Agostini, de 45 años, alto, calvo, era farmacéutico, ex empleado de firmas del rubro. Sobre el lavarropas de su casa de Martínez, según la acusación en su contra, Agostini montó una pequeña fábrica con una sencilla comprimidora monodosis, una máquina capaz de producir 4.000 pastillas por hora. Le encontraron motos de competición, un Alfa Romeo, un jacuzzi recién instalado.

También le encontraron drogas rara vez vistas en la Argentina, al menos en el mercado negro, en la línea de negocios dealer, oxicodona, etilmorfina, metadona. Agostini también fue a contramano de la ola de drogas de diseño basada en el contrabando global: todos sus insumos eran de origen argentino. Sus sustancias provenían de laboratorios como Parafarm y Verardo, al menos de acuerdo a las etiquetas encontradas. Su máquina, provista de un motor y una tolva, fue fabricada por una empresa de Ciudadela. Un hombre que habría sido su dealer, fue el vínculo flojo que llevó hasta él, luego de que al dealer alguien lo delatara a la Policía de la Ciudad.

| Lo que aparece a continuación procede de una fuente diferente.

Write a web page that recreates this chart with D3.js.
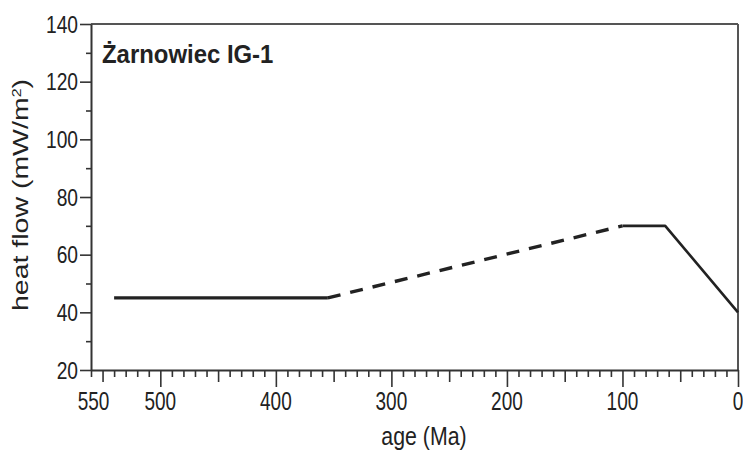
<!DOCTYPE html>
<html>
<head>
<meta charset="utf-8">
<script src="https://cdn.jsdelivr.net/npm/d3@7"></script>
<style>
  body { margin: 0; background: #fff; }
  text { font-family: "Liberation Sans", Arial, sans-serif; fill: #222; }
</style>
</head>
<body>
<div id="chart"></div>
<script>
// heat flow history, Żarnowiec IG-1
const earlyAge = [540, 355];
const earlyHF = [45, 45];
const inferredAge = [355, 100];   // dashed part
const inferredHF = [45, 70];
const lateAge = [100, 63, 0];
const lateHF = [70, 70, 40];

const xTickLabels = [550, 500, 400, 300, 200, 100, 0];
const yTickLabels = [20, 40, 60, 80, 100, 120, 140];

const width = 743, height = 450;
const svg = d3.select("#chart").append("svg")
    .attr("width", width)
    .attr("height", height);

const x = d3.scaleLinear().domain([560, 0]).range([91, 738]);
const y = d3.scaleLinear().domain([20, 140]).range([370, 24]);

const axisColor = "#333";

// box: top and right borders
svg.append("line")
    .attr("x1", x(560)).attr("x2", x(0))
    .attr("y1", y(140)).attr("y2", y(140))
    .attr("stroke", "#555").attr("stroke-width", 2);
svg.append("line")
    .attr("x1", x(0)).attr("x2", x(0))
    .attr("y1", y(140)).attr("y2", y(20))
    .attr("stroke", "#555").attr("stroke-width", 2);

// x axis, minor ticks every 10 Ma
const xAxis = svg.append("g")
    .attr("transform", `translate(0,${y(20)})`)
    .call(d3.axisBottom(x)
        .tickValues(d3.range(0, 561, 10))
        .tickSize(7)
        .tickSizeOuter(0)
        .tickFormat(""));
xAxis.select(".domain").attr("stroke", axisColor).attr("stroke-width", 2);
xAxis.selectAll(".tick line")
    .attr("stroke", axisColor)
    .attr("stroke-width", 1.6)
    .attr("y2", d => d % 100 === 0 ? 17 : d % 50 === 0 ? 12 : 7);

svg.append("g").selectAll("text")
    .data(xTickLabels)
    .join("text")
    .attr("transform", d => `translate(${x(d) + (d === 550 ? -9 : 0)},410) scale(0.76,1)`)
    .attr("text-anchor", "middle")
    .style("font-size", "25px")
    .text(d => d);

// y axis, minor ticks every 10
const yAxis = svg.append("g")
    .attr("transform", `translate(${x(560)},0)`)
    .call(d3.axisLeft(y)
        .tickValues(d3.range(20, 141, 10))
        .tickSize(11)
        .tickSizeOuter(0)
        .tickFormat(""));
yAxis.select(".domain").attr("stroke", axisColor).attr("stroke-width", 2);
yAxis.selectAll(".tick line")
    .attr("stroke", axisColor)
    .attr("stroke-width", 1.6)
    .attr("x2", d => d % 20 === 0 ? -11 : -5);

svg.append("g").selectAll("text")
    .data(yTickLabels)
    .join("text")
    .attr("transform", d => `translate(78,${y(d) + 8.5}) scale(0.8,1)`)
    .attr("text-anchor", "end")
    .style("font-size", "24px")
    .text(d => d);

// axis titles
svg.append("text")
    .attr("transform", "translate(424,445) scale(0.82,1)")
    .attr("text-anchor", "middle")
    .style("font-size", "26px")
    .text("age (Ma)");

const yTitle = svg.append("text")
    .attr("transform", "translate(28,195) rotate(-90) scale(1,0.8)")
    .attr("text-anchor", "middle")
    .style("font-size", "28.5px");
yTitle.append("tspan").text("heat flow (mW/m");
yTitle.append("tspan").attr("baseline-shift", "super").style("font-size", "16px").text("2");
yTitle.append("tspan").text(")");

// well name
svg.append("text")
    .attr("transform", "translate(102,63) scale(0.92,1)")
    .style("font-size", "26px")
    .style("font-weight", "bold")
    .text("Żarnowiec IG-1");

// heat flow curve
const line = d3.line().x(d => x(d[0])).y(d => y(d[1]));
const zip = (a, b) => a.map((v, i) => [v, b[i]]);

svg.append("path")
    .datum(zip(earlyAge, earlyHF))
    .attr("d", line)
    .attr("fill", "none")
    .attr("stroke", "#222")
    .attr("stroke-width", 3.2);

svg.append("path")
    .datum(zip(inferredAge, inferredHF))
    .attr("d", line)
    .attr("fill", "none")
    .attr("stroke", "#222")
    .attr("stroke-width", 3.4)
    .attr("stroke-dasharray", "13,10");

svg.append("path")
    .datum(zip(lateAge, lateHF))
    .attr("d", line)
    .attr("fill", "none")
    .attr("stroke", "#222")
    .attr("stroke-width", 2.6)
    .attr("stroke-linejoin", "round");
</script>
</body>
</html>
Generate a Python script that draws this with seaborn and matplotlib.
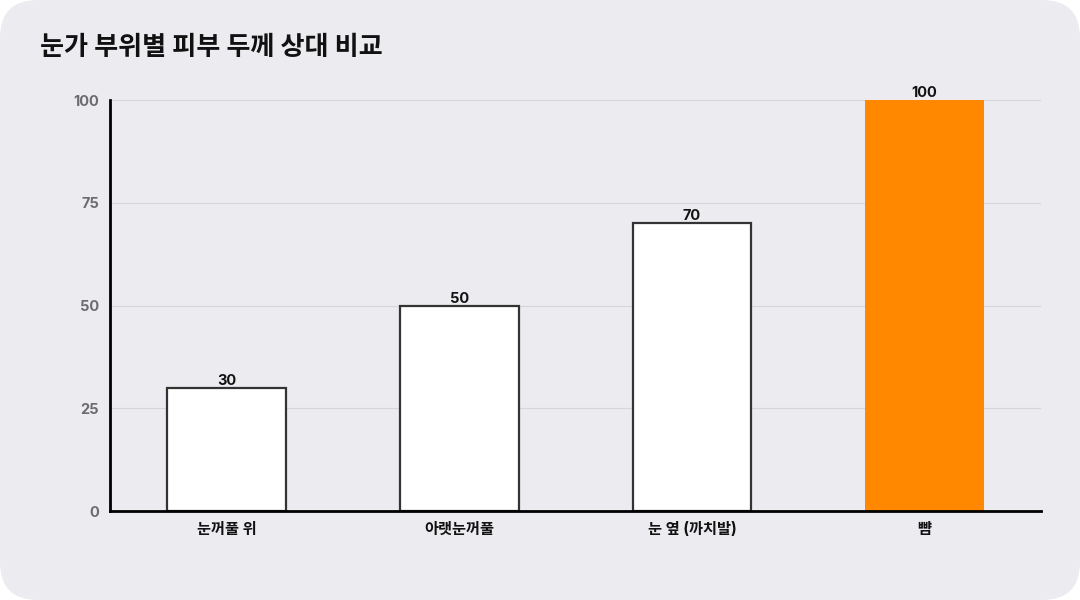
import matplotlib
matplotlib.use("Agg")
import matplotlib.pyplot as plt
from matplotlib.patches import FancyBboxPatch
import seaborn as sns
import pandas as pd

# 데이터
categories = ["눈꺼풀 위", "아랫눈꺼풀", "눈 옆 (까치발)", "뺨"]
thickness = [30, 50, 70, 100]
bar_colors = ["#FFFFFF", "#FFFFFF", "#FFFFFF", "#FF8800"]
y_ticks = [0, 25, 50, 75, 100]

bg = "#ECEBF0"
sns.set_theme(style="white")
plt.rcParams["font.family"] = ["Inter", "Noto Sans CJK KR", "DejaVu Sans"]

df = pd.DataFrame({"부위": categories, "두께": thickness})

fig = plt.figure(figsize=(10.8, 6.0), dpi=100)
fig.patch.set_facecolor("white")
card = FancyBboxPatch((0, 0), 1, 1, boxstyle="round,pad=0,rounding_size=0.035",
                      transform=fig.transFigure, facecolor=bg, edgecolor="none",
                      mutation_aspect=1.8, zorder=-10)
fig.patches.append(card)

ax = fig.add_axes([0.1019, 0.1483, 0.862, 0.685])
ax.set_facecolor(bg)

sns.barplot(data=df, x="부위", y="두께", hue="부위", palette=bar_colors,
            saturation=1, legend=False, width=0.51, ax=ax, zorder=3)

for patch, c in zip(ax.patches, bar_colors):
    if c == "#FFFFFF":
        patch.set_edgecolor("#333333")
        patch.set_linewidth(1.6)
    else:
        patch.set_edgecolor("none")

for i, v in enumerate(thickness):
    ax.text(i, v, str(v), ha="center", va="bottom", fontsize=10.5,
            fontweight="bold", color="#111111", zorder=5)

ax.set_xlim(-0.5, 3.5)
ax.set_ylim(0, 100)
ax.set_yticks(y_ticks)
ax.yaxis.grid(True, color="#D6D5DB", linewidth=0.8, zorder=0)
ax.set_axisbelow(True)
ax.tick_params(axis="y", length=0, labelsize=10.5, labelcolor="#6B6B70", pad=8)
ax.tick_params(axis="x", length=0, labelsize=11, pad=8)
for lbl in ax.get_yticklabels():
    lbl.set_fontweight("bold")
for lbl in ax.get_xticklabels():
    lbl.set_fontweight("bold")
    lbl.set_color("#111111")

ax.set_xlabel("")
ax.set_ylabel("")
for s in ["top", "right"]:
    ax.spines[s].set_visible(False)
for s in ["left", "bottom"]:
    ax.spines[s].set_color("#000000")
    ax.spines[s].set_linewidth(2)
    ax.spines[s].set_zorder(6)

fig.text(0.037, 0.92, "눈가 부위별 피부 두께 상대 비교", fontsize=18.8,
         fontweight="bold", color="#111111", va="center", ha="left")

fig.savefig("out.png", dpi=100, facecolor=fig.get_facecolor())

Lucía, la mujer de Agostini, también fue acusada. Dio una entrevista al canal TN al día siguiente de que la Policía de la Ciudad difundiera el operativo y exhibiera los polvos para pastillas y la máquina encontrada sobre su lavarropas. La mujer negó todo. “Estamos lejos lo que se nos acusa”, aseguró. La suerte de Lucía varió con el tiempo. La causa cambió de jurisdicción y fuero. En julio de este año, la Sala I de la Cámara Federal de San Martín dictaminó su falta de mérito y dispuso su inmediata libertad. Agostini tuvo una suerte distinta, según documentos judiciales: la Cámara de San Martín confirmó su procesamiento y el embargo en su contra. Siguió encerrado en la cárcel, pidió la prisión domiciliaria y se la denegaron en julio del año pasado.

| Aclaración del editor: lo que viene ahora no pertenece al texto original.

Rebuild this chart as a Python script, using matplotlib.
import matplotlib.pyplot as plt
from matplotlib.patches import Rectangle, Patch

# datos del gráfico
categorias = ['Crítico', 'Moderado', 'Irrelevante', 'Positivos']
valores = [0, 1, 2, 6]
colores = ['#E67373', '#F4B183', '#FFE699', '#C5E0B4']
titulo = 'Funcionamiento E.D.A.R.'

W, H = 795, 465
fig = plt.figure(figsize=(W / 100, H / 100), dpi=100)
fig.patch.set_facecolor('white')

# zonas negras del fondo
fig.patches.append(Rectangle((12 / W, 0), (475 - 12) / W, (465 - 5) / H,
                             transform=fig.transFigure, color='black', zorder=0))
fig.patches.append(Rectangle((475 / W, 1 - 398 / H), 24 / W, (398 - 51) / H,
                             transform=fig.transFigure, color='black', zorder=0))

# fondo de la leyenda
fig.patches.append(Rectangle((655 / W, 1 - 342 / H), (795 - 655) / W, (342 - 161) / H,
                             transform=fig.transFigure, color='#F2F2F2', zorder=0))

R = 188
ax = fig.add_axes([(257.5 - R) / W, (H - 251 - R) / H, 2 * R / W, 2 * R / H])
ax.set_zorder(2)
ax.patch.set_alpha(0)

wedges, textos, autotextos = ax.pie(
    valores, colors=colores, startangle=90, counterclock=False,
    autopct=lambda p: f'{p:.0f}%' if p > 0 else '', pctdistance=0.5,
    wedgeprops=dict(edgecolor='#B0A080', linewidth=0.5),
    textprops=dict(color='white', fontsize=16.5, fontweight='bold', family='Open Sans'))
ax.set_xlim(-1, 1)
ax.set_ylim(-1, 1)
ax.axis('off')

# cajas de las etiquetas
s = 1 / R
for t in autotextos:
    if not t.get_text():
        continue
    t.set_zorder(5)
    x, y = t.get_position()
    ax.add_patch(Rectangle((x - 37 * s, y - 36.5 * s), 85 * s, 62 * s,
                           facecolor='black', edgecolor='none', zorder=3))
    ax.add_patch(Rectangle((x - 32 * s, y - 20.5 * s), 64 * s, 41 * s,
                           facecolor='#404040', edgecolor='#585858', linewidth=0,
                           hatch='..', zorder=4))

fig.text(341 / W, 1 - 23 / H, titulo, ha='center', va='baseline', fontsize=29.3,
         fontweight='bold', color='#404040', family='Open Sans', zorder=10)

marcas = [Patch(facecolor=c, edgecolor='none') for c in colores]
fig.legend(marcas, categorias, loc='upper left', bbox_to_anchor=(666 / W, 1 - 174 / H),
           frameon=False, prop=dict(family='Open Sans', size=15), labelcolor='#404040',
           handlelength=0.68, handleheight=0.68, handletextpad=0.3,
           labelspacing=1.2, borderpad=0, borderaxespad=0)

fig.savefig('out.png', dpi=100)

El fentanilo no aparecía en su menú. Cerca del submundo conectado al caso se hablaba de lo mismo que oyeron los especialistas del Fernández: “pitutos” altamente adictivos de producción clandestina, una mezcla letal de opioides.

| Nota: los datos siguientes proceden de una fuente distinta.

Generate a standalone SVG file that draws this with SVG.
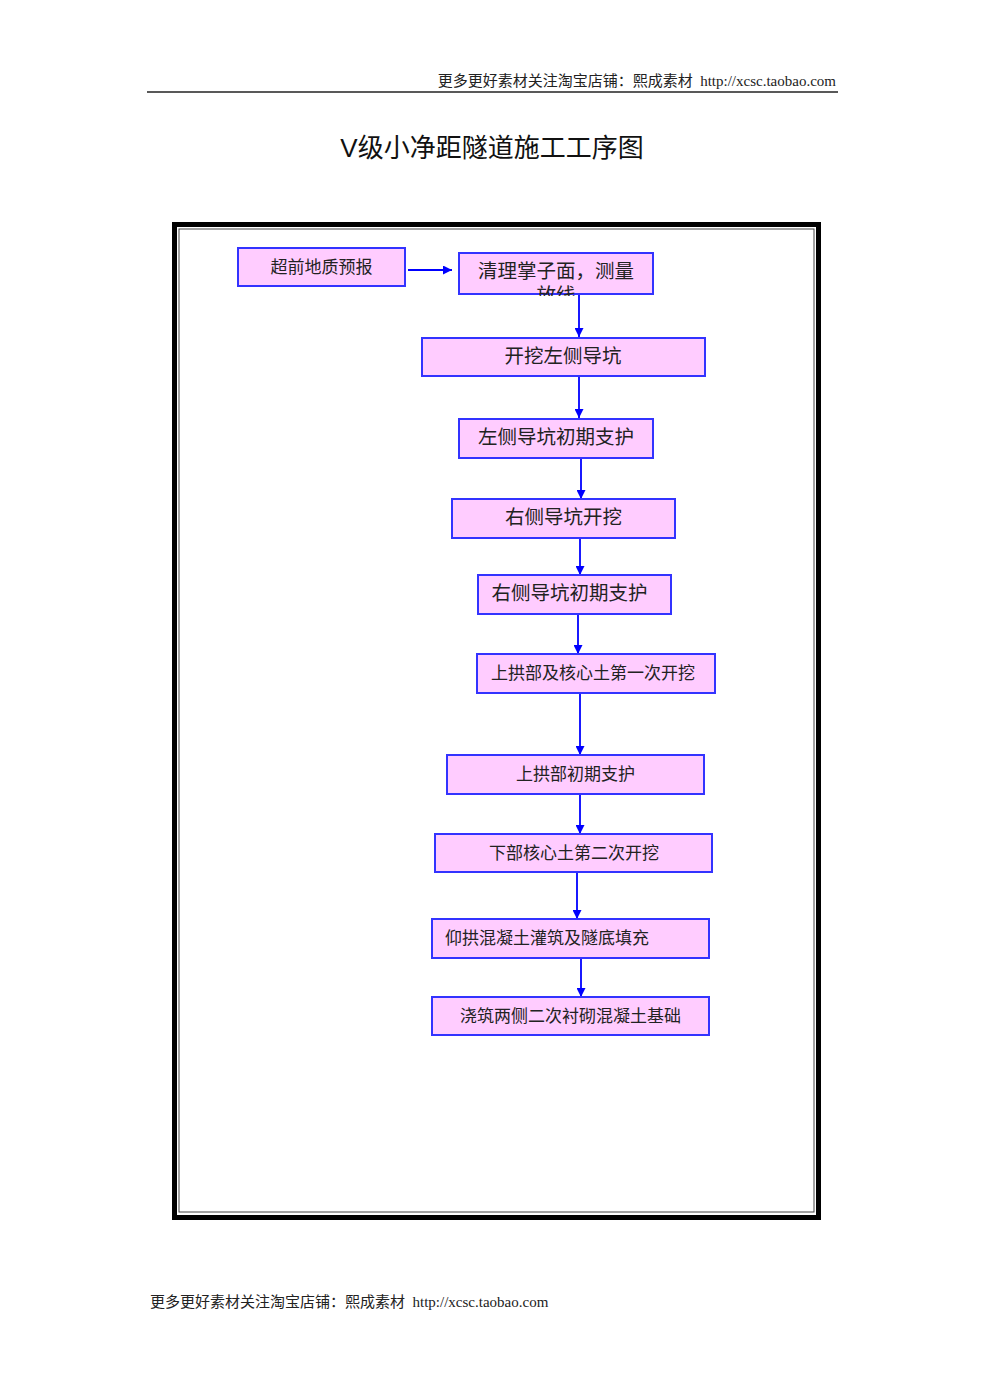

Había una ley para controlar a Agostini: en 2017, el Ministerio de Seguridad estableció la obligatoriedad de inscribirse en el Registro Nacional de Precursores químicos para quienes establezcan “tabletas, cápsulas o comprimidos”. El ANMAT, encargado de fiscalizar la producción de medicamentos, podría tener un mayor rol de control.

Sebastián Agostini
Sebastián Agostini

La Argentina, históricamente, basa su lucha contra las drogas en fotos de éxito, toneladas de algo que son incautadas para mostrar a la prensa. Pero considerar a este fenómeno como minoritario es un pobre diagnóstico en términos de políticas de seguridad. Argentina es uno de los pocos países del mundo que todavía se droga como en el siglo XX simplemente porque puede hacerlo. Su propio mercado lo permite: vivimos literalmente del otro lado de la frontera del kilo de droga más barato del mundo. Sin embargo, todo puede cambiar. Se trata de un giro en la cultura y una oferta de producto lo suficiente potente. 25 años atrás, fumar una piedra química color crema en un tubo con lana de acero parecía impensado.

La potencial base de adictos por otra parte, existe. Solo hace falta una receta falsa. La subcultura del trap incluye un brebaje con jarabe para la tos que incluye codeína: un conocido cantante tiene en su séquito a un miembro especialista en preparar el brebaje. Malajunta, uno de los mejores artistas de su generación, critica en una de sus canciones a quienes lo consumen. El 8 de abril de 2020, la Policía de la Ciudad detuvo a Lucas A., de 19 años. Tenía un registro de conductor de Miami y una receta médica con el encabezado de una clínica que no existe, con un sello y una firma de un supuesto neurólogo. “Codelasa”, decía la receta, el nombre comercial de un jarabe local.